Jeff Greenfield: “All through her public life, Clinton has been hobbled by the label ‘inauthentic.’ Her changing hairstyles, her choice of baseball teams, her circle-the-wagons approach to the press—they’ve all felt, to the public, like symptoms of the lack of a core…”
“Her book suggests, though, that the person we’ve seen over the past quarter-century, and the person we watched seek the presidency twice, is the authentic Hillary. In fact, to judge by her book, she may have been the most authentic person in the race.

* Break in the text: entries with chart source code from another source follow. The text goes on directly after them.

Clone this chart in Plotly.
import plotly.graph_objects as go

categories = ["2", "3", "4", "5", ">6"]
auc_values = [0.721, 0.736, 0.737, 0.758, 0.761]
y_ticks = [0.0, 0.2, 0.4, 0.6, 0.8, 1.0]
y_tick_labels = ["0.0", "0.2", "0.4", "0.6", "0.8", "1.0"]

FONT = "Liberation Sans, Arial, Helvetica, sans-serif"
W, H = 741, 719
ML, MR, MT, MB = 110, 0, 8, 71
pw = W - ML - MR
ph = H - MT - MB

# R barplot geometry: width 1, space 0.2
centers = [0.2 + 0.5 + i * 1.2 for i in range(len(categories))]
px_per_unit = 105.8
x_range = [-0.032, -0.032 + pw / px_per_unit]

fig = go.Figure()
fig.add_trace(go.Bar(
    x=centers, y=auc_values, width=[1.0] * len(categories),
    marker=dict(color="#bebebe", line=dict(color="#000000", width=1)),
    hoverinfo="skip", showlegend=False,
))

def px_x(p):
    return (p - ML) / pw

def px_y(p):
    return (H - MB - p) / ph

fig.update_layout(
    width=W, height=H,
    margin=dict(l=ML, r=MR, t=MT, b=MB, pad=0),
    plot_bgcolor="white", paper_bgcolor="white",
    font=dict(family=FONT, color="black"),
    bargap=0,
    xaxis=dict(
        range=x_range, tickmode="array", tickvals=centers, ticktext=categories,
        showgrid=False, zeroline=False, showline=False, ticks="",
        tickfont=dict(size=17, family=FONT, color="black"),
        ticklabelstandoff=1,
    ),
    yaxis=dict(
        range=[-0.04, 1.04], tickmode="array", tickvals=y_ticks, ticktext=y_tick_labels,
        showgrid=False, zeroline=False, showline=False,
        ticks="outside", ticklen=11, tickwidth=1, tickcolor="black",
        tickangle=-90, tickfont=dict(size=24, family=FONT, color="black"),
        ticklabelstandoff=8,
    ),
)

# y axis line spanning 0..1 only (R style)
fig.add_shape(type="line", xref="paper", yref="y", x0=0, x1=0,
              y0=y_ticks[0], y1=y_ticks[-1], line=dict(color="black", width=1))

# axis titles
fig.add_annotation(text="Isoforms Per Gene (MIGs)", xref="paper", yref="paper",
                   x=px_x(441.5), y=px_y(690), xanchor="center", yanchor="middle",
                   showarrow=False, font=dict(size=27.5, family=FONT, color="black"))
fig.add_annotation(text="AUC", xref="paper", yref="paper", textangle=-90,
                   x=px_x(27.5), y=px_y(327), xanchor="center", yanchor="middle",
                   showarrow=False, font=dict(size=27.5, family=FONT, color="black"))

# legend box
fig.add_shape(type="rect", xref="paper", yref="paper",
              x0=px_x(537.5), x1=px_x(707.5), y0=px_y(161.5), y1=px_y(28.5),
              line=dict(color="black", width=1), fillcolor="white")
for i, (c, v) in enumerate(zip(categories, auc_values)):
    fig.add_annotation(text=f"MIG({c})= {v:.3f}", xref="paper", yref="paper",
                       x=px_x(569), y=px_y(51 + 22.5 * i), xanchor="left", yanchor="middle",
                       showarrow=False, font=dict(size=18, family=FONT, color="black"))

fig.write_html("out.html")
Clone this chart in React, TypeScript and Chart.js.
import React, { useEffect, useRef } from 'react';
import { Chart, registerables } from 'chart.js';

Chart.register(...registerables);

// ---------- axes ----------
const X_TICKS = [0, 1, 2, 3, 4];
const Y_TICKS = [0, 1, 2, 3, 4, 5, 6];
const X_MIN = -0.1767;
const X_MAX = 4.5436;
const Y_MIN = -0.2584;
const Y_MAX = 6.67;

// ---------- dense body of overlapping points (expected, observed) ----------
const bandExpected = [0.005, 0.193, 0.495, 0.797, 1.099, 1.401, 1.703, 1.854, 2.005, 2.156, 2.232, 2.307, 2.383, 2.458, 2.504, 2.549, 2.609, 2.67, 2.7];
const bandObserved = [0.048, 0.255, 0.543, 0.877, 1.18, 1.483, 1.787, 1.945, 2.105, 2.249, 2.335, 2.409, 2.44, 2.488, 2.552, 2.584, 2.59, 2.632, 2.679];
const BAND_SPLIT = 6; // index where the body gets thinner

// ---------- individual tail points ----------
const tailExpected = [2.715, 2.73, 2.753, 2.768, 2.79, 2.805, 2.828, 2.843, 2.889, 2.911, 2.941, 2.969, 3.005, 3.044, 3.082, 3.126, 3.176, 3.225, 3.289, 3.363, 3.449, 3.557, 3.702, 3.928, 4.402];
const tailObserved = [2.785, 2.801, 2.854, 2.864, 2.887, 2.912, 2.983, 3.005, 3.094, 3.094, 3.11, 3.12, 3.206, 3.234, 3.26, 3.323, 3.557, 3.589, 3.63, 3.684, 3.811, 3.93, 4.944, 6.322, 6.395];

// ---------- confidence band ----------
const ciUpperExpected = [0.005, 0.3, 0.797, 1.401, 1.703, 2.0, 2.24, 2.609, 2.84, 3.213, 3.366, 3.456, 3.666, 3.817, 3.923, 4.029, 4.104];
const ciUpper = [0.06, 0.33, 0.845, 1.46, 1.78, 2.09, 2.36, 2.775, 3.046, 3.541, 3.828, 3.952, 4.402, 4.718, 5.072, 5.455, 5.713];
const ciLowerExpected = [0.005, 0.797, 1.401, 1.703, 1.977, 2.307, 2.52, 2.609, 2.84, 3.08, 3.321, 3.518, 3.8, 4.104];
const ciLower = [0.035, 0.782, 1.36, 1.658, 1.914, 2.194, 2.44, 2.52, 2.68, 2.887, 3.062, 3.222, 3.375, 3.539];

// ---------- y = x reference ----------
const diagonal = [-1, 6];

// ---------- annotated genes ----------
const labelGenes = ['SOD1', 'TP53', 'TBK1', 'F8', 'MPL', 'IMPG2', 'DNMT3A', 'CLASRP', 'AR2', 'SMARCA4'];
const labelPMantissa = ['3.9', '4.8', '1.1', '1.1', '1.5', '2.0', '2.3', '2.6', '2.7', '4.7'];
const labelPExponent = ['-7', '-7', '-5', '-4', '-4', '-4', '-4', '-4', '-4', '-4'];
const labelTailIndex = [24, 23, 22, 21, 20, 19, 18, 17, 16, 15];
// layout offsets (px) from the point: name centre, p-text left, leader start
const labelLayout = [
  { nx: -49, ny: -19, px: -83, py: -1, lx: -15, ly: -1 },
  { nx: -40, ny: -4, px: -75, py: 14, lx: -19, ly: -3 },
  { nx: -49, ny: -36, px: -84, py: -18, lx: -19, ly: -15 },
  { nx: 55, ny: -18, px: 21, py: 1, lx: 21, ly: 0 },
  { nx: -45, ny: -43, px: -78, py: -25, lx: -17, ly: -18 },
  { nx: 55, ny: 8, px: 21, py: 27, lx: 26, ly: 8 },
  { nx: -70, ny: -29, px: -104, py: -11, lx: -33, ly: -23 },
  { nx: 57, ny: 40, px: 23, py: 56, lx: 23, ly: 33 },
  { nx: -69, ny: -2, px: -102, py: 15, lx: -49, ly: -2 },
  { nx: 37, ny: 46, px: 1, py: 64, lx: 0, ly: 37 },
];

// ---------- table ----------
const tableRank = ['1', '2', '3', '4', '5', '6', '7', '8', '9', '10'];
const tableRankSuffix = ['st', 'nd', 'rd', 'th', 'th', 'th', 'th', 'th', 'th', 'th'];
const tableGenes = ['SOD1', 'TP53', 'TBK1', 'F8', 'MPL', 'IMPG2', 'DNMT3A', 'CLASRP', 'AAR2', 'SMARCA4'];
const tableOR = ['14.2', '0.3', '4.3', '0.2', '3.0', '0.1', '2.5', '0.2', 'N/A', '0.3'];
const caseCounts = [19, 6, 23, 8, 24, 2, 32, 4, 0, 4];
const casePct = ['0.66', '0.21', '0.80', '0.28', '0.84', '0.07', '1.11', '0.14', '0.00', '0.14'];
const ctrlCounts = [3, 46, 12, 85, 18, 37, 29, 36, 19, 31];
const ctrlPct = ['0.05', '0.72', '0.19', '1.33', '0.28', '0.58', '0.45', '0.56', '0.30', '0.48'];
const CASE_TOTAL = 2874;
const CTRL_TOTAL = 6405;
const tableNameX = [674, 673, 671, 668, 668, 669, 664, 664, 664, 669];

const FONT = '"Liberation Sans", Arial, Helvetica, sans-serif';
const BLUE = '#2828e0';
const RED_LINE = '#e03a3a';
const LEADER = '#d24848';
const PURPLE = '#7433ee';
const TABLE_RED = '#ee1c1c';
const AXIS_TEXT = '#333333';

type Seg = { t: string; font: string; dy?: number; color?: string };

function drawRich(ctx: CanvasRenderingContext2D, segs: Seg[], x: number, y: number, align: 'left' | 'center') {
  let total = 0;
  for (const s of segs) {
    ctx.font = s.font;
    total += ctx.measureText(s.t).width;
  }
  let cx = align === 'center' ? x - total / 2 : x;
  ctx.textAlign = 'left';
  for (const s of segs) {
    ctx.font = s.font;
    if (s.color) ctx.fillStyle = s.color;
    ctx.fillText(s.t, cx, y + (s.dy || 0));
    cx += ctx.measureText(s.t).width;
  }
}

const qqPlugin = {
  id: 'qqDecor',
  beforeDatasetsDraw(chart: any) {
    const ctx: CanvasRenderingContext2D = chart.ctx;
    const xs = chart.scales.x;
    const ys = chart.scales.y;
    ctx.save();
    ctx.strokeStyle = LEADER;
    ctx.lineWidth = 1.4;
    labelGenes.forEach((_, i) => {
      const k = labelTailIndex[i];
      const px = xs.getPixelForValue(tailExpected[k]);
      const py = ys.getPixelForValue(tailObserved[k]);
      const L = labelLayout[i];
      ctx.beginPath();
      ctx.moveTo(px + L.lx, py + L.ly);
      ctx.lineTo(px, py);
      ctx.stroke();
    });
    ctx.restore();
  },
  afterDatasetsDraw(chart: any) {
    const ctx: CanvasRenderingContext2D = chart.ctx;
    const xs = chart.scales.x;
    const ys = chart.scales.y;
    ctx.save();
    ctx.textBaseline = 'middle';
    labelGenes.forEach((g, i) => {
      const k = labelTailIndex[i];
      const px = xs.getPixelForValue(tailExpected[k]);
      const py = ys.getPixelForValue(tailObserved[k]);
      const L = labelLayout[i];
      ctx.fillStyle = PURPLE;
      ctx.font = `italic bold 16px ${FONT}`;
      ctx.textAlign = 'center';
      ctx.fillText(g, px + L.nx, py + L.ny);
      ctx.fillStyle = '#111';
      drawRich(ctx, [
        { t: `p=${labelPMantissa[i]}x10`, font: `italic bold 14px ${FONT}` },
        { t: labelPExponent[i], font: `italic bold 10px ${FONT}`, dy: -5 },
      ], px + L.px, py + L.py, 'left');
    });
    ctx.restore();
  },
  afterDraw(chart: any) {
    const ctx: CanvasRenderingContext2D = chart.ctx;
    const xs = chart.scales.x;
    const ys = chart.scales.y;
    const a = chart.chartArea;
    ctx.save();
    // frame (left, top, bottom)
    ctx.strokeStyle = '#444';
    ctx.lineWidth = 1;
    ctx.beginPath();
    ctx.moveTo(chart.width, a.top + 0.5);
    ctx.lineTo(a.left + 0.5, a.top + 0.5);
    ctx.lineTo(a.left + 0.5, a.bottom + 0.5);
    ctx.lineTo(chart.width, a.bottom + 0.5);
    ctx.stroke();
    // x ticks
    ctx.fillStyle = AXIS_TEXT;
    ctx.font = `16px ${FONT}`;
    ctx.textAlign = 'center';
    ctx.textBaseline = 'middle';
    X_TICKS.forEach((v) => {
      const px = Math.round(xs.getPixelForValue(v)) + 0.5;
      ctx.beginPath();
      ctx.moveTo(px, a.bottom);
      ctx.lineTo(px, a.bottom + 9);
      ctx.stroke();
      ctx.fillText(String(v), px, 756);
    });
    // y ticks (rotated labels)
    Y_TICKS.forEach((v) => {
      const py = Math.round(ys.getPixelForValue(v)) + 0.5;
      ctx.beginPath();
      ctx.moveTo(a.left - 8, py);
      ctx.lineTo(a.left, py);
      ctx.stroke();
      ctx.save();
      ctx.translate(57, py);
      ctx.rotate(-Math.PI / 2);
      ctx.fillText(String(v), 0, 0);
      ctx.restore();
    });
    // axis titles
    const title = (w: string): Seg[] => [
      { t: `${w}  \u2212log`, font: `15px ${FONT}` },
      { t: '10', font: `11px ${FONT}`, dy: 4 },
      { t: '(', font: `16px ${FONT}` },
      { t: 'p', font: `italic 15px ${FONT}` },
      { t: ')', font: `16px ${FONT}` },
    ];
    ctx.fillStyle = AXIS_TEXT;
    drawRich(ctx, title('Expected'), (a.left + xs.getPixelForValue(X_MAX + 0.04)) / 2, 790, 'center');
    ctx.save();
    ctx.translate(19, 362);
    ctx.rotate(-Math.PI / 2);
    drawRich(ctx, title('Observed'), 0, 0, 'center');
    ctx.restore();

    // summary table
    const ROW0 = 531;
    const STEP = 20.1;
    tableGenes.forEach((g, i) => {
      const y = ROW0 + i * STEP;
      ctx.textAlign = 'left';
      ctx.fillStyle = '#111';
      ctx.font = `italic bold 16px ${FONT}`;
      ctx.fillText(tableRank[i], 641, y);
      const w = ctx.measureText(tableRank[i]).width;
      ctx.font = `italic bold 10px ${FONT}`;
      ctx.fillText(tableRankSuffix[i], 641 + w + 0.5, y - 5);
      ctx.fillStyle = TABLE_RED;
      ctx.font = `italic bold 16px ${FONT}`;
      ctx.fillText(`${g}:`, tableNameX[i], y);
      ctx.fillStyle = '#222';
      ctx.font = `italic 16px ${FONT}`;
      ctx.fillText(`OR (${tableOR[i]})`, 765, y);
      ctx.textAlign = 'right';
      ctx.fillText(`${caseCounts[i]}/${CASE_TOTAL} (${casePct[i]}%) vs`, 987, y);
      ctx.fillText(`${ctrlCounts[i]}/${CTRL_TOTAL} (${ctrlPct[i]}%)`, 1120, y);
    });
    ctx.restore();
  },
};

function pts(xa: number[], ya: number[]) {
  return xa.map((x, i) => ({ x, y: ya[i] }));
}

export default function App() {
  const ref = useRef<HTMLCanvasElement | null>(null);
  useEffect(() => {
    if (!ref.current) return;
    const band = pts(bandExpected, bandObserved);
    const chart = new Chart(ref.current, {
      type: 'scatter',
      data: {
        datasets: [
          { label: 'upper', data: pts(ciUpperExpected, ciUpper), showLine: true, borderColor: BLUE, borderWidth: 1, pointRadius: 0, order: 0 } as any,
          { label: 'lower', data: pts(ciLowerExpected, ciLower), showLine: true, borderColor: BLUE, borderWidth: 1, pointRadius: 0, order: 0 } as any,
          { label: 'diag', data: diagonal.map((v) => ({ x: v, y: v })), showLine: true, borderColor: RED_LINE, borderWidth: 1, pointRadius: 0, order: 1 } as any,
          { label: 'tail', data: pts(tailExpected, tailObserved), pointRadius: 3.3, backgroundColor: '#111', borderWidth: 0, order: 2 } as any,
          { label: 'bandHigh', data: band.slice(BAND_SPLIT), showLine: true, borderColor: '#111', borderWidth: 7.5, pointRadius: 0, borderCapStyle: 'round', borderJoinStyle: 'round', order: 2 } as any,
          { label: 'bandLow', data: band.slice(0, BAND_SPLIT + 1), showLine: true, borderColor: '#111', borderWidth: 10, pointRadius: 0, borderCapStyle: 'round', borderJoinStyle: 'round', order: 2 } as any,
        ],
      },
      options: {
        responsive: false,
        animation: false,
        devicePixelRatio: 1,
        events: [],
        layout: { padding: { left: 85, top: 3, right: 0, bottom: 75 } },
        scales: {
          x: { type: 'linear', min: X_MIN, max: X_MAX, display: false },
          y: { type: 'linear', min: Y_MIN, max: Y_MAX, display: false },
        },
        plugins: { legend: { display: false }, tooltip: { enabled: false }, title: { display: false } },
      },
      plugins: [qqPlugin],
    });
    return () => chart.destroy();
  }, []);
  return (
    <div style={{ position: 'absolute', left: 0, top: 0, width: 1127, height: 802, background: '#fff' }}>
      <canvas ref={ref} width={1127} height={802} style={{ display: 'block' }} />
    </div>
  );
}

The lengthy analysis of why voters behaved as they did, the detailed accounts of the programs she intended to pursue as president, the ways in which racism and misogyny played out in blatant and subtle forms, all paint the picture of a very smart, deeply engaged self-described ‘policy wonk,’ who is consumed by the need to conquer problems with an army of data-driven policies, and whose instinctive resistance to visionary politics proved to be one of her biggest handicaps in her (presumably) last run.”
“And if she seemed out of touch and unable to connect to voters in a changed America—unable to understand why a significant majority of voters saw her as untrustworthy—well, in a sense, What Happened suggests that that was ‘authentic’ too, the flaw of a person who still retains blind spots in trying to understand the limits of her appeal.”